The ongoing dispute over which agency has jurisdiction to prosecute a trader at the center of the Amaranth Advisors hedge-fund collapse is now before the U.S. Court of Appeals for the D.C. Circuit.

Former Amaranth trader Brian Hunter has appealed a final FERC decision levying a $30 million fine partially on the contention that FERC lacks jurisdiction to enforce compliance with rules governing the acts at issue. The CFTC has intervened in the appeal on Hunter’s behalf.

The underlying acts are Hunter’s alleged attempts in 2006 to manipulate the natural gas futures market on the New York Mercantile Exchange. Both agencies have asserted that Hunter dumped large quantities of these contracts onto the market during the final 30 minutes of trading, in an effort to suppress the closing price and thereby benefit Amaranth’s much larger opposing swaps positions.

Both FERC and the CFTC initiated enforcement actions against Hunter in 2007, with the CFTC filing an action under the Commodities Exchange Act in the U.S. District Court for the Southern District of New York, and FERC filing an administrative action the following day under the Energy Policy Act of 2005. Hunter filed his own action for declaratory relief from FERC’s administrative action, based on lack of jurisdiction, in the U.S. District Court for the District of Columbia. That case was dismissed.

A FERC administrative law judge determined in 2010 that Hunter had violated FERC’s anti-manipulation rules. FERC affirmed this decision in April 2012. Hunter is now appealing the April 2012 decision.

The CFTC argues in its intervenor’s brief that it has exclusive jurisdiction over on-exchange futures trading, which includes Hunter’s trading activity in natural gas futures on the NYMEX, and that FERC’s jurisdiction is confined to the physical natural gas markets. FERC has contended that the new anti-manipulation provision of the Energy Policy Act confers upon it jurisdiction over activities that otherwise would be outside its jurisdiction so long as those activities affect transactions within its jurisdiction; Hunter’s manipulation of the natural-gas futures market affected the physical natural gas markets and therefore falls within FERC’s purview.

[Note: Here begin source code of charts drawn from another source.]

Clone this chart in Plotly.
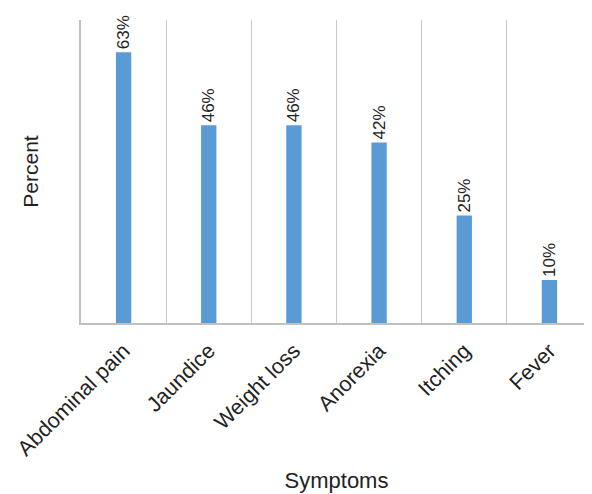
import plotly.graph_objects as go

categories = ["Abdominal pain", "Jaundice", "Weight loss", "Anorexia", "Itching", "Fever"]
percent = [63, 46, 46, 42, 25, 10]
labels = [f"{v}%" for v in percent]

x_idx = list(range(len(categories)))

fig = go.Figure(go.Bar(
    x=x_idx, y=percent, text=labels, textposition="outside", textangle=-90,
    constraintext="none",
    textfont=dict(size=17, color="#222222", family="Liberation Sans"),
    marker=dict(color="#5B9BD5", line=dict(width=0)), width=0.18, cliponaxis=False,
))

fig.update_layout(
    width=592, height=494, margin=dict(l=73, r=8, t=12, b=179, autoexpand=False),
    paper_bgcolor="white", plot_bgcolor="white", showlegend=False,
    font=dict(family="Liberation Sans", color="#222222"),
    xaxis=dict(
        range=[-0.5, len(categories) - 0.5], tickvals=x_idx, ticktext=categories,
        tickangle=-45, tickfont=dict(size=21.5), showgrid=False, zeroline=False,
        showline=True, linecolor="#c0c0c0", linewidth=1.5, ticks="",
        ticklabelstandoff=5,
        minor=dict(tick0=0.5, dtick=1, showgrid=True, gridcolor="#c8c8c8", gridwidth=1),
        title=dict(text="Symptoms", font=dict(size=22), standoff=13),
        automargin=False,
    ),
    yaxis=dict(
        range=[0, 70.5], showticklabels=False, showgrid=False, zeroline=False,
        showline=True, linecolor="#c0c0c0", linewidth=1.5, ticks="",
        title=dict(text="Percent", font=dict(size=21), standoff=35),
        automargin=False,
    ),
)

fig.write_html("out.html")
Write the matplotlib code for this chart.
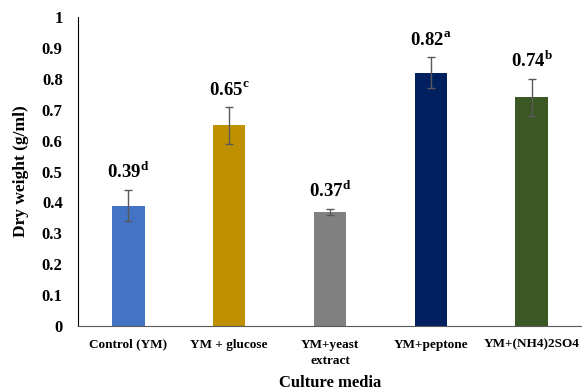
import matplotlib.pyplot as plt
import numpy as np

plt.rcParams['font.family'] = ['Liberation Serif', 'DejaVu Serif']
plt.rcParams['mathtext.fontset'] = 'custom'
plt.rcParams['mathtext.rm'] = 'Liberation Serif'
plt.rcParams['mathtext.bf'] = 'Liberation Serif:bold'

# data
media = ['Control (YM)', 'YM + glucose', 'YM+yeast\nextract', 'YM+peptone', 'YM+(NH4)2SO4']
dry_weight = [0.39, 0.65, 0.37, 0.82, 0.74]
errors = [0.05, 0.06, 0.01, 0.05, 0.06]
letters = ['d', 'c', 'd', 'a', 'b']
colors = ['#4472C4', '#BF9000', '#808080', '#002060', '#3A5724']

fig = plt.figure(figsize=(5.82, 3.92), dpi=100)
ax = fig.add_axes([0.134, 0.168, 0.866, 0.789])

x = np.arange(len(media))
ax.bar(x, dry_weight, width=0.32, color=colors, zorder=2)
ax.errorbar(x, dry_weight, yerr=errors, fmt='none', ecolor='#595959',
            elinewidth=1, capsize=3, capthick=1, zorder=3)

# value labels with significance letters
for xi, v, e, l in zip(x, dry_weight, errors, letters):
    ax.text(xi, v + e + 0.025, f'{v:.2f}' + r'$^{\mathbf{' + l + '}}$',
            ha='center', va='bottom', fontsize=13.5, fontweight='bold')

ax.set_xlim(-0.5, 4.5)
ax.set_ylim(0, 1)
ax.set_yticks(np.arange(0, 1.01, 0.1))
ax.set_yticklabels(['0'] + [f'{t:.1f}' for t in np.arange(0.1, 0.95, 0.1)] + ['1'])
ax.set_xticks(x)
ax.set_xticklabels(media, linespacing=1.45)
ax.tick_params(axis='y', length=0, pad=11, labelsize=12)
ax.tick_params(axis='x', length=0, pad=9, labelsize=9.5)
for lab in ax.get_xticklabels() + ax.get_yticklabels():
    lab.set_fontweight('bold')

ax.spines['top'].set_visible(False)
ax.spines['right'].set_visible(False)
ax.spines['left'].set_color('black')
ax.spines['bottom'].set_color('#595959')

ax.set_ylabel('Dry weight (g/ml)', fontsize=12.5, fontweight='bold', labelpad=9)
ax.set_xlabel('Culture media', fontsize=12, fontweight='bold', labelpad=6)

plt.savefig('out.png', dpi=100)
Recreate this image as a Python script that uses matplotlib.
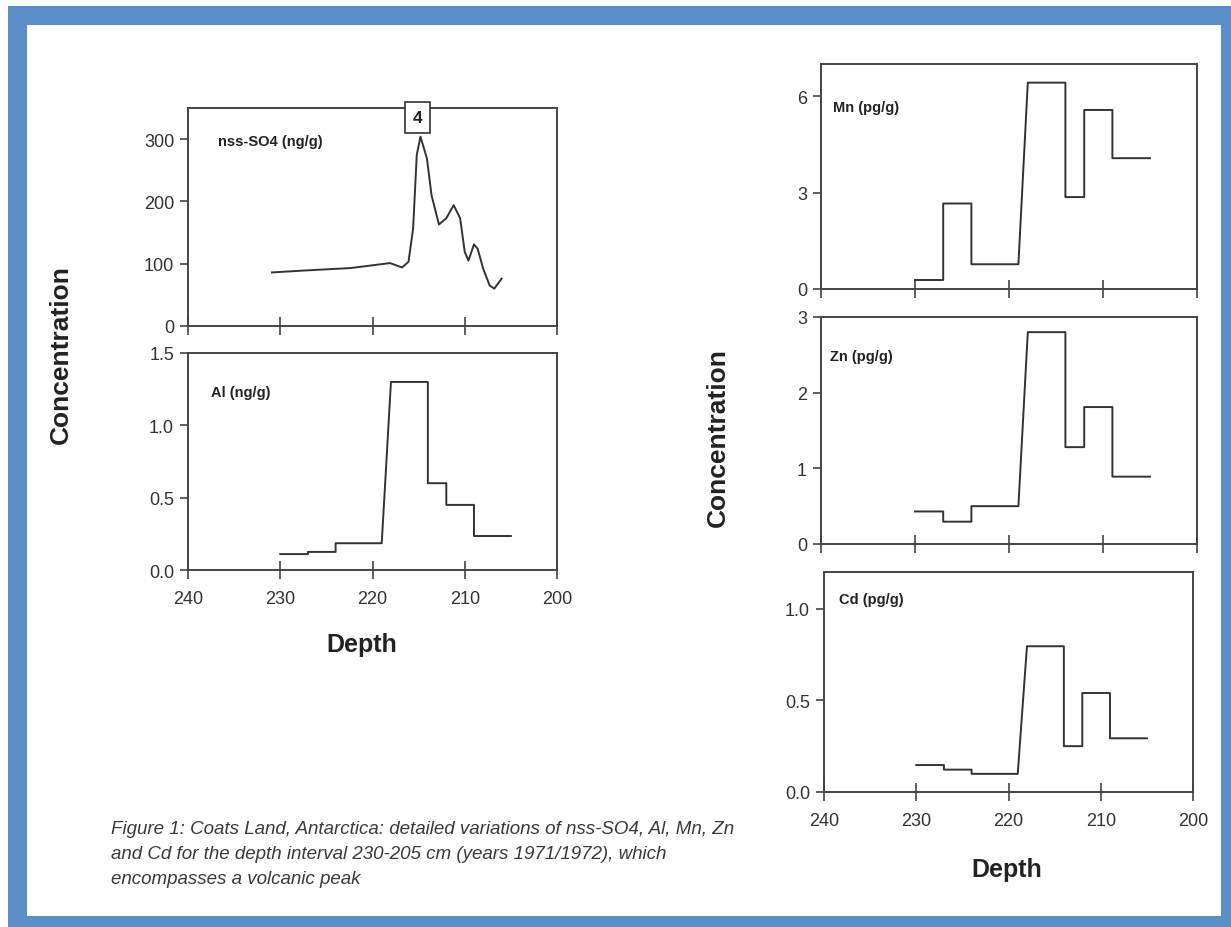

FERC has not briefed its position in this appeal yet. A final decision may come later this year. Absent a ruling that helps delineate mutually exclusive jurisdictions of the respective agencies, market participants may be subject to the perils of overlapping regulatory jurisdictions, such as inconsistent rulemaking and enforcement.

Hunter v. Federal Energy Regulatory Commission, United States Court of Appeals for the District of Columbia Circuit, Case No. 11-1477.